A high-resolution photography card or digital presentation showing the material installed in commercial applications — hotel bathroom installations, spa wet rooms, restaurant bars. These usage images help commercial buyers visualize the material in context rather than evaluating an abstract stone piece.

Technical data sheets covering slip resistance (important for floor applications), porosity and staining resistance, maintenance requirements, frost resistance if applicable, and available size options. Commercial contractors, architects, and specification writers need this data to include materials in project specifications.

Pricing and lead time information in a professional format. Commercial buyers need predictability — a professional pricing sheet that includes slab pricing, minimum order quantities, lead times, and fabrication capacity gives your commercial prospects the information they need to include you in their project planning.

Updating Your Kit: Staying Current

A stone sample kit becomes less effective over time as trending materials evolve and as samples accumulate wear, chips, and fading. Plan a formal kit refresh at least once per year, and make individual updates whenever a significant new material becomes available or when a sample is visually degraded.

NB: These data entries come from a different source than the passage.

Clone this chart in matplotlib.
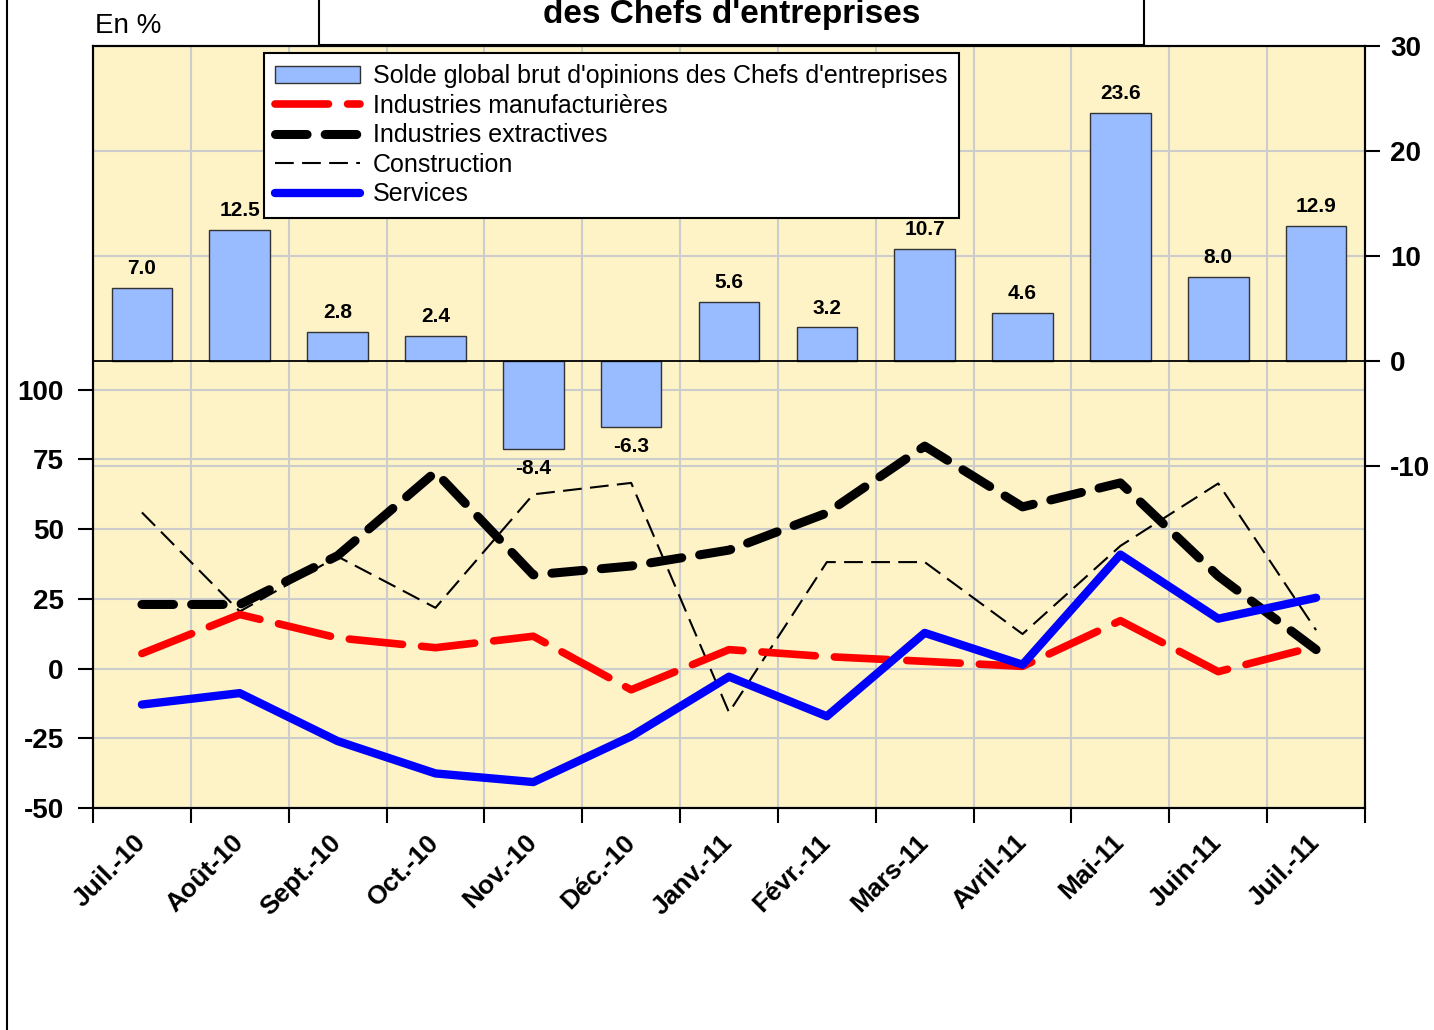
import numpy as np
import matplotlib
matplotlib.use("Agg")
import matplotlib.pyplot as plt
from matplotlib.patches import Rectangle
from matplotlib.lines import Line2D
from matplotlib.transforms import blended_transform_factory

plt.rcParams['font.family'] = ['Liberation Sans', 'DejaVu Sans']

months = ["Juil.-10", "Août-10", "Sept.-10", "Oct.-10", "Nov.-10", "Déc.-10", "Janv.-11",
          "Févr.-11", "Mars-11", "Avril-11", "Mai-11", "Juin-11", "Juil.-11"]

# solde global (axe de droite, barres)
solde_global = [7.0, 12.5, 2.8, 2.4, -8.4, -6.3, 5.6, 3.2, 10.7, 4.6, 23.6, 8.0, 12.9]

# soldes par secteur (axe de gauche, courbes)
manufacturieres = [5.4, 19.4, 11.0, 7.5, 11.6, -7.6, 6.8, 4.3, 2.6, 0.8, 17.2, -1.1, 8.0]
extractives = [23.0, 23.0, 40.5, 70.5, 33.6, 36.8, 42.5, 55.8, 79.8, 58.0, 66.6, 33.2, 6.8]
construction = [56.0, 20.5, 40.2, 21.8, 62.5, 66.6, -15.7, 38.2, 38.2, 12.4, 44.0, 66.4, 13.8]
services = [-12.9, -8.8, -26.0, -37.6, -40.7, -24.3, -2.9, -17.1, 12.8, 1.4, 40.9, 17.9, 25.4]

left_ticks = [-50, -25, 0, 25, 50, 75, 100]
right_ticks = [-10, 0, 10, 20, 30]

BG = "#FDF3C6"
GRID = "#CCCCCC"
BAR = "#99BBFF"


def main():
    fig = plt.figure(figsize=(14.34, 10.30), dpi=100)
    W, H = 1434, 1030
    ax_b = fig.add_axes([93 / W, 1 - 808 / H, (1365 - 93) / W, (808 - 46) / H])
    ax_l = ax_b.twinx()

    x = np.arange(len(months))

    # barres (axe de droite)
    ax_b.set_facecolor(BG)
    bars = ax_b.bar(x, solde_global, width=0.62, color=BAR, edgecolor="#333333",
                    linewidth=1.0, zorder=2, label="Solde global brut d'opinions des Chefs d'entreprises")
    ax_b.bar_label(bars, fmt="%.1f", padding=7, fontsize=15, fontweight="bold")
    ax_b.axhline(0, color="black", lw=1.3, zorder=3)
    ax_b.set_ylim(-42.57, 30)
    ax_b.set_xlim(-0.5, len(months) - 0.5)

    # grilles
    for v in right_ticks:
        if v != 0:
            ax_b.axhline(v, color=GRID, lw=1.5, zorder=0.5)
    tr = blended_transform_factory(ax_b.transAxes, ax_l.transData)
    for v in left_ticks:
        ax_b.plot([0, 1], [v, v], transform=tr, color=GRID, lw=1.5, zorder=0.5)
    for b in np.arange(-0.5, len(months)):
        ax_b.axvline(b, color=GRID, lw=1.5, zorder=0.5)

    # courbes (axe de gauche)
    ax_l.plot(x, construction, color="black", lw=1.5, dashes=(9, 4),
              label="Construction", zorder=2)
    ax_l.plot(x, manufacturieres, color="red", lw=5.5, dashes=(7, 2.5),
              dash_capstyle="round", label="Industries manufacturières", zorder=3)
    ax_l.plot(x, extractives, color="black", lw=6.5, dashes=(3.5, 2),
              dash_capstyle="round", label="Industries extractives", zorder=4)
    ax_l.plot(x, services, color="blue", lw=6, solid_capstyle="round",
              label="Services", zorder=5)
    ax_l.set_ylim(-50, 223.3)

    # axes et graduations
    ax_b.yaxis.tick_right()
    ax_l.yaxis.tick_left()
    ax_l.set_yticks(left_ticks)
    ax_l.set_yticklabels([str(t) for t in left_ticks], fontsize=20, fontweight="bold")
    ax_b.set_yticks(right_ticks)
    ax_b.set_yticklabels([str(t) for t in right_ticks], fontsize=20, fontweight="bold")
    ax_l.tick_params(axis="y", direction="out", length=11, width=1.5, pad=10)
    ax_b.tick_params(axis="y", direction="out", length=11, width=1.5, pad=7)

    ax_b.set_xticks(np.arange(-0.5, len(months)))
    ax_b.set_xticklabels([])
    ax_b.set_xticks(x, minor=True)
    ax_b.set_xticklabels(months, minor=True, rotation=45, ha="right", va="center",
                         rotation_mode="anchor", fontsize=19, fontweight="bold")
    ax_b.tick_params(axis="x", which="major", direction="out", length=11, width=1.5)
    ax_b.tick_params(axis="x", which="minor", length=0, pad=22)

    for a in (ax_b, ax_l):
        for s in a.spines.values():
            s.set_linewidth(1.5)

    # légende
    h_b, l_b = ax_b.get_legend_handles_labels()
    h_l, l_l = ax_l.get_legend_handles_labels()
    order = [1, 2, 0, 3]
    handles = h_b + [h_l[i] for i in order]
    labels = l_b + [l_l[i] for i in order]
    leg = ax_l.legend(handles, labels, loc="upper left",
                      bbox_to_anchor=(264 / W, 1 - 53 / H), bbox_transform=fig.transFigure,
                      borderaxespad=0, fontsize=18, handlelength=3.4, handletextpad=0.5,
                      labelspacing=0.22, borderpad=0.45, fancybox=False, framealpha=1,
                      edgecolor="black")
    leg.get_frame().set_linewidth(1.5)

    # cadre du titre et textes
    fig.patches.append(Rectangle((319 / W, 1 - 45 / H), (1144 - 319) / W, 0.1,
                                 transform=fig.transFigure, facecolor="white",
                                 edgecolor="black", lw=1.5))
    fig.text(732 / W, 1 - 23 / H, "des Chefs d'entreprises", ha="center", va="baseline",
             fontsize=24, fontweight="bold")
    fig.text(95 / W, 1 - 33 / H, "En %", ha="left", va="baseline", fontsize=20)
    fig.add_artist(Line2D([7 / W, 7 / W], [0, 1], transform=fig.transFigure,
                          color="black", lw=1.5))

    fig.savefig("out.png", dpi=100)


if __name__ == "__main__":
    main()
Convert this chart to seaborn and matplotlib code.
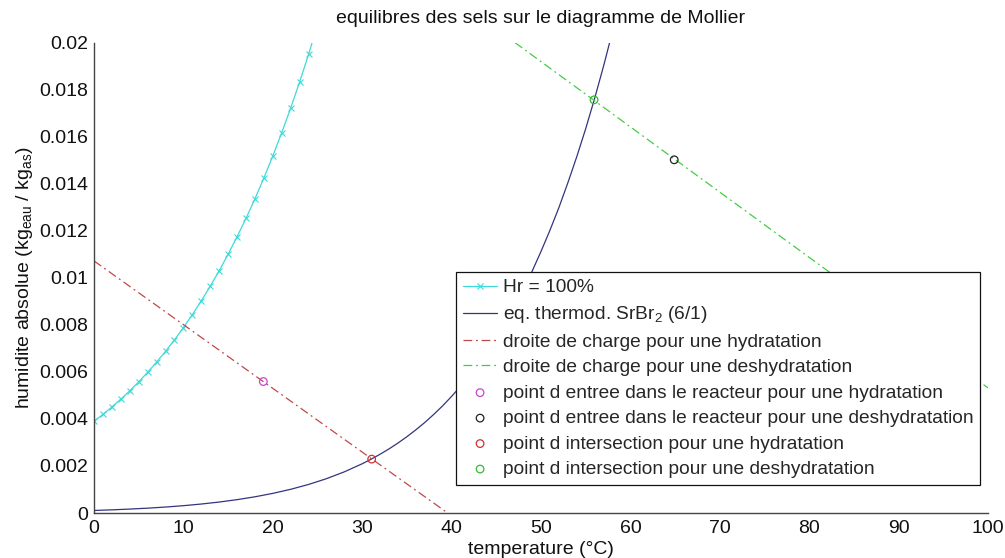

Survey your B2B customers regularly about what materials they're being asked about that you don't currently carry samples for. Commercial design trends move meaningfully from year to year — materials that were peripheral three years ago (certain quartzites, sintered stone large formats) may now be among the most-specified options in your market. Your sample kit should reflect current market demand, not last year's purchasing patterns.

The investment in a professional, current B2B sample program pays dividends out of proportion to its cost. Fabricators who commit to this approach consistently report that their commercial sales volume grows faster than their residential business, margins on commercial work tend to be higher, and the relationship-driven nature of B2B stone sales creates stickiness that keeps good accounts for years.